The protests took place in more than 260 towns and cities in June and July across the country. Those were the largest anti-racism protests in Britain for decades.
During a radio interview, Patel said she did not support the protests. When asked if she would be prepared to take the knee, she said: “No I wouldn’t, and I would not have done at the time either," reported The Guardian.
“There are other ways in which people can express their opinions, protesting in the way that people did last summer was not the right way at all … I didn’t support the protests. Those protests were dreadful.”
Patel said that policing was under 'great pressure' from some of the protest.
But she later clarified that she was not criticising the right to protest but the 'dreadful” action last year.
Patel’s comments came after the Commons leader, Jacob Rees-Mogg, accused the London mayor, Sadiq Khan, of overseeing “loony leftwing wheezes” following the creation of a landmark commission to improve diversity in the capital’s public spaces.

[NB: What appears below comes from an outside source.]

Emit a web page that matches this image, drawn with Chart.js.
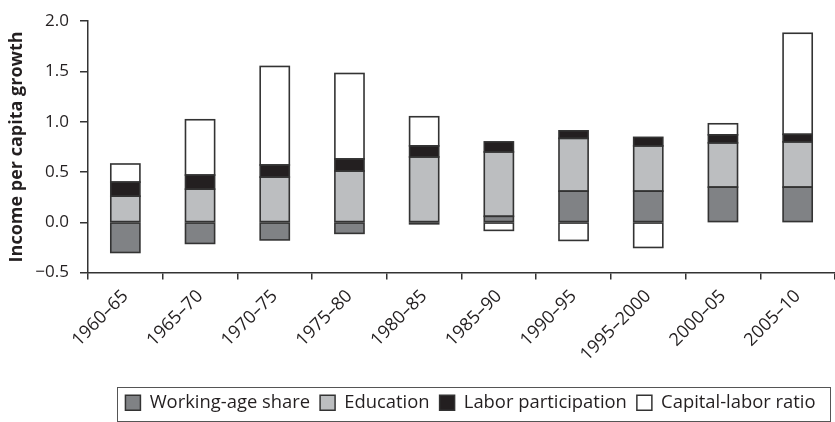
<!DOCTYPE html>
<html>
<head>
<meta charset="utf-8">
<script src="https://cdn.jsdelivr.net/npm/chart.js@4"></script>
<style>
  html, body { margin: 0; padding: 0; background: #fff; }
  #wrap { width: 835px; height: 422px; }
</style>
</head>
<body>
<div id="wrap"><canvas id="myChart" width="835" height="422"></canvas></div>
<script>
const periods = ['1960–65', '1965–70', '1970–75', '1975–80', '1980–85',
                 '1985–90', '1990–95', '1995–2000', '2000–05', '2005–10'];
const workingAge = [-0.30, -0.21, -0.175, -0.11, -0.015, 0.06, 0.31, 0.31, 0.35, 0.35];
const education = [0.26, 0.33, 0.45, 0.51, 0.65, 0.64, 0.525, 0.45, 0.44, 0.45];
const laborPart = [0.14, 0.14, 0.12, 0.12, 0.11, 0.10, 0.075, 0.085, 0.08, 0.075];
const capitalLabor = [0.18, 0.55, 0.98, 0.85, 0.29, -0.08, -0.18, -0.25, 0.11, 1.005];
const yTicks = [-0.5, 0, 0.5, 1.0, 1.5, 2.0];

const ink = '#231f20';
const edge = '#333333';

window.onload = function () {
    const ctx = document.getElementById('myChart').getContext('2d');

    function series(label, values, fill) {
        return {
            label: label,
            data: values,
            backgroundColor: fill,
            borderWidth: 0,
            inflateAmount: 0,
            barPercentage: 0.39,
            categoryPercentage: 1
        };
    }

    // outline every bar segment so stacked pieces share a single edge
    const barOutlines = {
        id: 'barOutlines',
        afterDatasetsDraw(chart) {
            const c = chart.ctx;
            c.save();
            c.strokeStyle = edge;
            c.lineWidth = 1.6;
            chart.data.datasets.forEach((ds, i) => {
                chart.getDatasetMeta(i).data.forEach(bar => {
                    const p = bar.getProps(['x', 'y', 'base', 'width'], true);
                    const top = Math.min(p.y, p.base);
                    const h = Math.abs(p.base - p.y);
                    c.strokeRect(p.x - p.width / 2, top, p.width, h);
                });
            });
            c.restore();
        }
    };

    // move legend a bit right and frame it like the printed figure
    const legendFrame = {
        id: 'legendFrame',
        afterLayout(chart) {
            chart.legend.left += 9;
            chart.legend.right += 9;
        },
        afterDraw(chart) {
            const boxes = chart.legend.legendHitBoxes;
            if (!boxes || !boxes.length) return;
            const first = boxes[0];
            const last = boxes[boxes.length - 1];
            const c = chart.ctx;
            c.save();
            c.strokeStyle = '#555';
            c.lineWidth = 1;
            const x0 = Math.round(first.left - 8) + 0.5;
            const x1 = Math.round(last.left + last.width + 14) + 0.5;
            const y0 = 387.5;
            const y1 = 421.5;
            c.strokeRect(x0, y0, x1 - x0, y1 - y0);
            c.restore();
        }
    };

    new Chart(ctx, {
        type: 'bar',
        data: {
            labels: periods,
            datasets: [
                series('Working-age share', workingAge, '#808285'),
                series('Education', education, '#bcbec0'),
                series('Labor participation', laborPart, ink),
                series('Capital-labor ratio', capitalLabor, '#ffffff')
            ]
        },
        options: {
            responsive: false,
            animation: false,
            layout: { padding: 0 },
            plugins: {
                legend: {
                    position: 'bottom',
                    fullSize: false,
                    labels: {
                        boxWidth: 15,
                        boxHeight: 15,
                        padding: 10,
                        color: ink,
                        font: { family: 'Open Sans', size: 18.4 },
                        generateLabels(chart) {
                            const items = Chart.defaults.plugins.legend.labels.generateLabels(chart);
                            items.forEach(it => { it.lineWidth = 1.5; it.strokeStyle = edge; });
                            return items;
                        }
                    }
                },
                tooltip: { enabled: false }
            },
            scales: {
                x: {
                    stacked: true,
                    border: { color: edge, width: 1.5 },
                    grid: {
                        offset: true,
                        drawOnChartArea: false,
                        tickLength: 7,
                        color: edge,
                        lineWidth: 1.5
                    },
                    ticks: {
                        minRotation: 45,
                        maxRotation: 45,
                        color: ink,
                        padding: 6,
                        font: { family: 'Open Sans', size: 18 }
                    },
                    afterFit(scale) { scale.height = 111; }
                },
                y: {
                    stacked: true,
                    min: -0.5,
                    max: 2.0,
                    afterBuildTicks(scale) {
                        scale.ticks = yTicks.map(v => ({ value: v }));
                    },
                    border: { color: edge, width: 1.5 },
                    grid: {
                        drawOnChartArea: false,
                        tickLength: 8,
                        color: edge,
                        lineWidth: 1.5
                    },
                    ticks: {
                        color: ink,
                        padding: 11,
                        font: { family: 'Open Sans', size: 17 },
                        callback: v => (v < 0 ? '\u2212' : '') + Math.abs(v).toFixed(1)
                    },
                    title: {
                        display: true,
                        text: 'Income per capita growth',
                        color: ink,
                        padding: { top: 6, bottom: 0 },
                        font: { family: 'Open Sans', size: 18, weight: 'bold' }
                    },
                    afterFit(scale) { scale.width = 88; }
                }
            }
        },
        plugins: [barOutlines, legendFrame]
    });
};
</script>
</body>
</html>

As part of the demonstrations in the UK, statues of slave traders including that of Edward Colston in Bristol, were toppled and a memorial to Sir Winston Churchill in central London was vandalised with the words 'is a racist'.
According to a Guardian investigation, scores of tributes to slave traders, colonialists and racists had been taken down or were to be removed across the UK, with hundreds of others under review by local authorities and institutions.
The protests were sparked by the death of George Floyd while in the custody of police in Minneapolis. Outrage grew at the fate suffered by Floyd, whose heart stopped on 25 May as a police officer knelt on his neck for nearly nine minutes, according to a medical examiner, with solidarity protests held across the world.